We all knew how to survive and we did it quite well for a few months. The silent gathering of daughters into a safety net of retreat required a modicum of normalcy. There were brunches and back to school shopping on Sundays, cookie making and watching Gilligan’s Island on the couch in the living room together on Tuesdays. There was homework and weekend bike rides, arguments over who fed the dog, who was going to take out the garbage and when to get off the phone. My sister and I went to school, cleaned our rooms, played with our rabbits and made forts in the downstairs closet. We fought over who picked the last tv show, threw tantrums, and stormed like the little girls we were dramatically into our separate rooms when we felt like we weren’t being listened to. 

Then, as the safety net of retreat frayed dangerously at the edges, we faced my mother’s cryptonyte: the family gathering.

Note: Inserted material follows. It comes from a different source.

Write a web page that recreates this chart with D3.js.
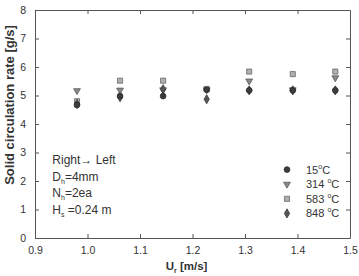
<!DOCTYPE html>
<html>
<head>
<meta charset="utf-8">
<script src="https://cdn.jsdelivr.net/npm/d3@7"></script>
<style>
  body { margin: 0; background: #fff; }
  text { font-family: "Liberation Sans", Arial, sans-serif; fill: #333; }
</style>
</head>
<body>
<div id="chart"></div>
<script>
// Data
const velocity = [0.98, 1.062, 1.144, 1.227, 1.308, 1.391, 1.472]
const temps = ['15', '314', '583', '848']
const rate15 = [4.67, 4.98, 4.98, 5.2, 5.18, 5.18, 5.18]
const rate314 = [5.17, 5.19, 5.2, 5.2, 5.51, 5.2, 5.62]
const rate583 = [4.8, 5.52, 5.52, 5.23, 5.84, 5.75, 5.84]
const rate848 = [4.7, 4.94, 5.22, 4.87, 5.18, 5.18, 5.18]
const xTicks = [0.9, 1.0, 1.1, 1.2, 1.3, 1.4, 1.5]
const yTicks = [0, 1, 2, 3, 4, 5, 6, 7, 8]

const dimensions = { width: 359, height: 276, left: 35, right: 9, top: 10, bottom: 38 }
dimensions.ctrWidth = dimensions.width - dimensions.left - dimensions.right
dimensions.ctrHeight = dimensions.height - dimensions.top - dimensions.bottom

const svg = d3.select('#chart').append('svg')
  .attr('width', dimensions.width)
  .attr('height', dimensions.height)

const ctr = svg.append('g')
  .attr('transform', `translate(${dimensions.left}, ${dimensions.top})`)

const x = d3.scaleLinear().domain([0.9, 1.5]).range([0, dimensions.ctrWidth])
const y = d3.scaleLinear().domain([0, 8]).range([dimensions.ctrHeight, 0])

// axes, ticks inward, mirrored on top/right
const axisStyle = g => {
  g.select('.domain').attr('stroke', '#555')
  g.selectAll('.tick line').attr('stroke', '#555')
  g.selectAll('.tick text').attr('font-size', 10.5).attr('fill', '#444')
    .attr('font-family', '"Liberation Sans", Arial, sans-serif')
}
const fmt = d3.format('.1f')
ctr.append('g').attr('transform', `translate(0, ${dimensions.ctrHeight})`)
  .call(d3.axisBottom(x).tickValues(xTicks).tickFormat(fmt).tickSizeInner(-4).tickSizeOuter(0).tickPadding(9))
  .call(axisStyle)
ctr.append('g')
  .call(d3.axisTop(x).tickValues(xTicks.slice(1, -1)).tickSizeInner(-4).tickSizeOuter(0).tickFormat(''))
  .call(axisStyle)
ctr.append('g')
  .call(d3.axisLeft(y).tickValues(yTicks).tickSizeInner(-4).tickSizeOuter(0).tickPadding(9))
  .call(axisStyle)
ctr.append('g').attr('transform', `translate(${dimensions.ctrWidth}, 0)`)
  .call(d3.axisRight(y).tickValues(yTicks.slice(1, -1)).tickSizeInner(-4).tickSizeOuter(0).tickFormat(''))
  .call(axisStyle)

// markers
const styles = {
  '15': { type: d3.symbolCircle, size: 26, fill: '#3c3c3c', stroke: '#2a2a2a' },
  '314': { type: d3.symbolTriangle, size: 20, fill: '#8a8a8a', stroke: '#555', rotate: 180 },
  '583': { type: d3.symbolSquare, size: 26, fill: '#b0b0b0', stroke: '#666' },
  '848': { type: d3.symbolDiamond, size: 24, fill: '#555', stroke: '#3a3a3a' },
}
const series = [
  { t: '583', values: rate583 },
  { t: '314', values: rate314 },
  { t: '848', values: rate848 },
  { t: '15', values: rate15 },
]
const symbolPath = t => d3.symbol().type(styles[t].type).size(styles[t].size)()

series.forEach(s => {
  const st = styles[s.t]
  ctr.append('g').selectAll('path')
    .data(s.values.map((v, i) => ({ x: velocity[i], y: v })))
    .join('path')
    .attr('d', symbolPath(s.t))
    .attr('transform', d => `translate(${x(d.x)}, ${y(d.y)}) rotate(${st.rotate || 0})`)
    .attr('fill', st.fill)
    .attr('stroke', st.stroke)
    .attr('stroke-width', 0.8)
})

// legend
const legend = ctr.append('g').attr('transform', `translate(${x(1.38)}, ${y(2.4)})`)
temps.forEach((t, i) => {
  const st = styles[t]
  const row = legend.append('g').attr('transform', `translate(0, ${i * 14.6})`)
  row.append('path')
    .attr('d', symbolPath(t))
    .attr('transform', `rotate(${st.rotate || 0})`)
    .attr('fill', st.fill).attr('stroke', st.stroke).attr('stroke-width', 0.8)
  const txt = row.append('text').attr('x', 19).attr('y', 4).attr('font-size', 11)
  txt.append('tspan').text(t === '15' ? t : t + ' ')
  txt.append('tspan').attr('font-size', 7).attr('dy', -5).text('o')
  txt.append('tspan').attr('dy', 5).text('C')
})

// annotation
const ann = ctr.append('g').attr('transform', `translate(${x(0.933)}, 0)`)
const lines = [['Right', '\u2192 Left', ''], ['D', 'h', '=4mm'], ['N', 'h', '=2ea'], ['H', 's', ' =0.24 m']]
lines.forEach((l, i) => {
  const t = ann.append('text').attr('y', y(2.6) + i * 16.6).attr('font-size', 12)
  if (i === 0) {
    t.text('Right\u2192 Left')
  } else {
    t.append('tspan').text(l[0])
    t.append('tspan').attr('font-size', 7).attr('dy', 3).text(l[1])
    t.append('tspan').attr('dy', -3).text(l[2])
  }
})

// axis titles
const xl = svg.append('text')
  .attr('x', dimensions.left + dimensions.ctrWidth / 2 - 6)
  .attr('y', 270)
  .attr('text-anchor', 'middle')
  .attr('font-size', 11.5).attr('font-weight', 'bold')
xl.append('tspan').text('U')
xl.append('tspan').attr('font-size', 7).attr('dy', 3).text('r')
xl.append('tspan').attr('dy', -3).text(' [m/s]')

svg.append('text')
  .attr('transform', `translate(14, 105) rotate(-90)`)
  .attr('text-anchor', 'middle')
  .attr('font-size', 13).attr('font-weight', 'bold')
  .text('Solid circulation rate [g/s]')
</script>
</body>
</html>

The three of us were taking a road trip--my mother, sister and I. The electrical sensation radiating in my chest and arms affirmed all my fears when we pulled up to the cabin and my aunt clamored down the steps to greet us. My sister and I stiffened in unison. We both knew he was inside. We were ushered inside where adults sat around raising highball glasses and endless cigarettes to their lips while playing Yahtzee. He was talking about getting addicted to cigarettes because, at 25 cents a pack, they were cheaper than food. We sat on the couch. I was trying to make sure my sister and I sat next to each other. Everyone smiled and talked about the weather and how nice it was to see one another again. When my mom told us to go to bed, my sister and I silently picked up our bags and walked to my mom’s room.

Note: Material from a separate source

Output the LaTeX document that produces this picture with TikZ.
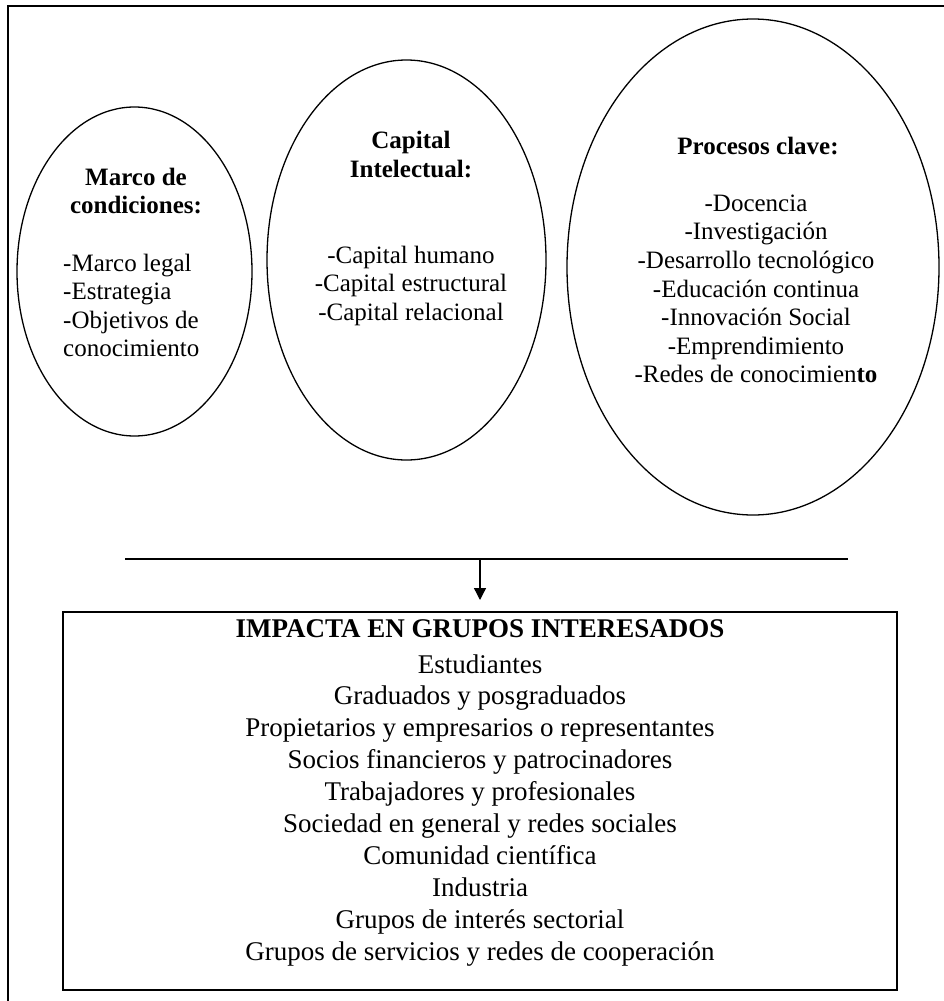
\documentclass[tikz,border=0pt]{standalone}
\usepackage{fontspec}
\setmainfont{Liberation Serif}
\usetikzlibrary{shapes.geometric,arrows.meta}
\begin{document}
\begin{tikzpicture}[x=1pt,y=-1pt,
  oval/.style={draw, ellipse, line width=1.3pt, inner sep=0pt, outer sep=0pt},
  etxt/.style={font=\fontsize{25}{28.6}\selectfont, inner sep=0pt, anchor=base},
  etxtb/.style={font=\fontsize{25}{28.6}\selectfont\bfseries, inner sep=0pt, anchor=base},
  eleft/.style={font=\fontsize{25}{28.6}\selectfont, inner sep=0pt, anchor=base west},
  btxt/.style={font=\fontsize{27}{31.3}\selectfont, inner sep=0pt, anchor=base},
  btxtb/.style={font=\fontsize{27}{31.3}\selectfont\bfseries, inner sep=0pt, anchor=base},
  framed/.style={line width=1.3pt},
  conn/.style={line width=1.3pt},
  arr/.style={line width=1.3pt, -{Triangle[width=12pt,length=12pt]}},
  impactbox/.style={draw, line width=1.6pt, inner sep=0pt, outer sep=0pt}
]
\path[use as bounding box] (0,0) rectangle (944,1001);
\clip (0,0) rectangle (944,1001);
% outer frame (cut off at right and bottom)
\draw[framed] (970,6) -- (8,6) -- (8,1030);

% ellipses
\node[oval, minimum width=235pt, minimum height=329pt] (e1) at (134.5,271.5) {};
\node[oval, minimum width=279pt, minimum height=400pt] (e2) at (406.5,260) {};
\node[oval, minimum width=372pt, minimum height=496pt] (e3) at (753,267) {};

% ellipse 1 text
\node[etxtb] (e1a) at (136,185) {Marco de};
\node[etxtb] (e1b) at (136,213.5) {condiciones:};
\node[eleft] (e1c) at (63,271) {-Marco legal};
\node[eleft] (e1d) at (63,299.5) {-Estrategia};
\node[eleft] (e1e) at (63,328) {-Objetivos de};
\node[eleft] (e1f) at (63,356.5) {conocimiento};

% ellipse 2 text
\node[etxtb] (e2a) at (411,148) {Capital};
\node[etxtb] (e2b) at (411,177) {Intelectual:};
\node[etxt] (e2c) at (411,263) {-Capital humano};
\node[etxt] (e2d) at (411,291.6) {-Capital estructural};
\node[etxt] (e2e) at (411,320.2) {-Capital relacional};

% ellipse 3 text
\node[etxtb] (e3a) at (758,154) {Procesos clave:};
\node[etxt] (e3b) at (756,211.2) {-Docencia};
\node[etxt] (e3c) at (756,239.8) {-Investigación};
\node[etxt] (e3d) at (756,268.4) {-Desarrollo tecnológico};
\node[etxt] (e3e) at (756,297) {-Educación continua};
\node[etxt] (e3f) at (756,325.6) {-Innovación Social};
\node[etxt] (e3g) at (756,354.2) {-Emprendimiento};
\node[etxt] (e3h) at (756,382.8) {-Redes de conocimien\textbf{to}};

% box
\node[impactbox, minimum width=834pt, minimum height=378pt] (box) at (480,801) {};
\node[btxtb] (h) at (480,637) {IMPACTA EN GRUPOS INTERESADOS};
\node[btxt] (g1) at (480,673) {Estudiantes};
\node[btxt] (g2) at (480,704.9) {Graduados y posgraduados};
\node[btxt] (g3) at (480,736.8) {Propietarios y empresarios o representantes};
\node[btxt] (g4) at (480,768.7) {Socios financieros y patrocinadores};
\node[btxt] (g5) at (480,800.6) {Trabajadores y profesionales};
\node[btxt] (g6) at (480,832.5) {Sociedad en general y redes sociales};
\node[btxt] (g7) at (480,864.4) {Comunidad científica};
\node[btxt] (g8) at (480,896.3) {Industria};
\node[btxt] (g9) at (480,928.2) {Grupos de interés sectorial};
\node[btxt] (g10) at (480,960.1) {Grupos de servicios y redes de cooperación};

% connector
\coordinate (hl) at (125,559);
\coordinate (hr) at (848,559);
\draw[conn] (hl) -- (hr);
\draw[arr, shorten >=12pt] (box.north |- hl) -- (box.north);
\end{tikzpicture}
\end{document}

Time passed. I crawled back into the familiar corner deep inside myself and tried to focus on things I could count. Three red tiles then two blue ones on the bathroom floor. 6 sides of the Yahtzee dice. Fifty threads per square on the living room carpet. Five taps with my pointer finger, then five more with my middle. Switch sides then another set of five. Seven bubbles in my morning pancakes, 3 squeezes of syrup.12 steps to the front porch. I could count anything. 

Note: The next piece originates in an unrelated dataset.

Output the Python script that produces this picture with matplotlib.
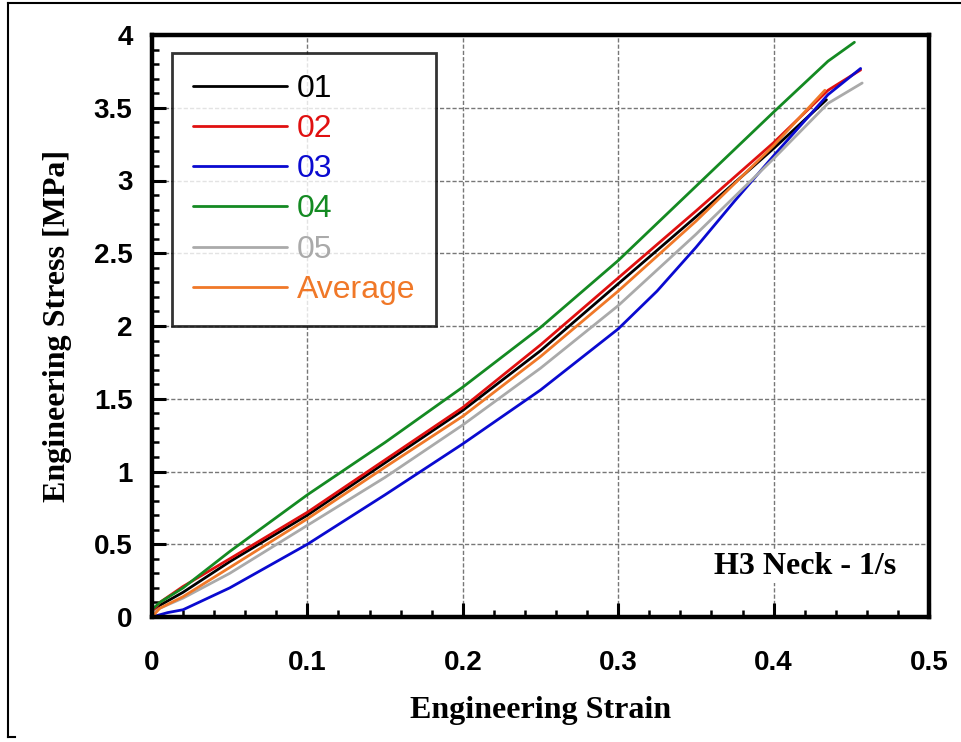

“Come on Cristien, we’re going.” My aunt smiled at me as she leaned in and tried to catch my eye. Six blinks before she said, “Come on, no more excuses.” I was out of excuses. They had made it clear earlier that morning. No more stomach aches, no more bladder “trouble,” no more headaches. My mom and aunt and I were going shopping that afternoon and that was that. My sister would not be joining us. He was staying home too. I don’t remember the reason. It really didn’t matter what they said. I knew we were leaving my sister as a silent peace offering. The old order had risen from the ashes of immolated memories. My mother, once a super-sonic bad ass who had used the power of her rage, bionic vocal cords, and matriarchal roar to silence him and send far away, had been put back in her place. My mother stood, a fuzzy outline in the background, as my aunt handed me my coat and opened the front door. I knew no one would step in to help us ever again. The women had all retreated back into whatever space they had created for themselves and there was no room for me or my sister in those spaces.


The Future
I folded myself over and over, an origami girl, all sharp edges and paper cuts. I survived. Cut myself. Cut other people. Until the gradual unfolding of corners allowed room for things beyond just surviving. Years later my sister and I would compare details about hiding places, survival strategies, and our similar somatic ghosts. This was done with few words. We had never talked about what happened with anyone. Even after jumping out of the car that searing summer day to spill secrets to my mother, no one said anything to me. No one asked questions. No one acknowledged anything at all. But, I knew that everyone knew. Silence can protect some people, but it cannot undo a story once it has been told.

That was why, so many years later, when my sister decided to say what happened in her own words, the response, “Well, how much blood was there?” was a clear and bloody line in the sand. My sister and I had tried to draw a protective circle around the boys and girls growing up in the bruised and battered silhouettes of our family members by breaking the silence. Again. But blood is powerful and often people who have been indoctrinated through their own pain and the desperate need to not see what is right in front of them, believe that if there was little or no blood, there was little or no damage.  And, if there was little or no damage, the individual stories could remain buried, alongside the safety and well being of future generations. If there was no blood and therefore no damage, then the children he was currently allowed to be around were not in danger and it was not necessary to do or say anything. My sister and I were expected to sacrifice the next generation of children to an endless silent plea to not speak the unspeakable. I suppose offering sacrifices can become habitual and blood, in the contorted legacies of exploitation and survival, continues to draw lines in the sand. Blood quantifies. Blood signals. Assigns blame and responsibility. Blood is given the power to define who is a willing participant, who is an accomplice, who is a real victim and who is a lying whore.



Understanding why the presence or amount of blood was so important doesn’t change anything. I still grind my teeth. I still have inappropriate implosions of shame. I am over or under emotional in response to a now nonexistent danger. I continue to be socially awkward. The map of my body is still contested terrain under constant construction. I still have nightmares. Less often and less intense, they change and re-configure as I do but they are simply a regular feature on both my waking and dream-scape. That’s just what comes with this kind of shit. You don’t get used to it, but you figure out how to live during the day and throughout the night. And that matters. Over time you begin to imagine, you start to feel and then gradually embody the women in your dreams who dares to hold steady. She is barefoot and small, gorgeous and giant. She punches like a piston and reminds you very simply, very sharply, very clearly and precisely, of your own humanity and grace.

*When I read my works, people often ask me if something or other is "true" or “real.”  I never know how to answer this.  Yes. No. What would be different for you if you discovered what was “real”? What complex factors compel one to ask? While this story is based on “real” experiences, I am not trying to offer a detailed account of “facts” or writing a memoir.  I am sharing my experiences.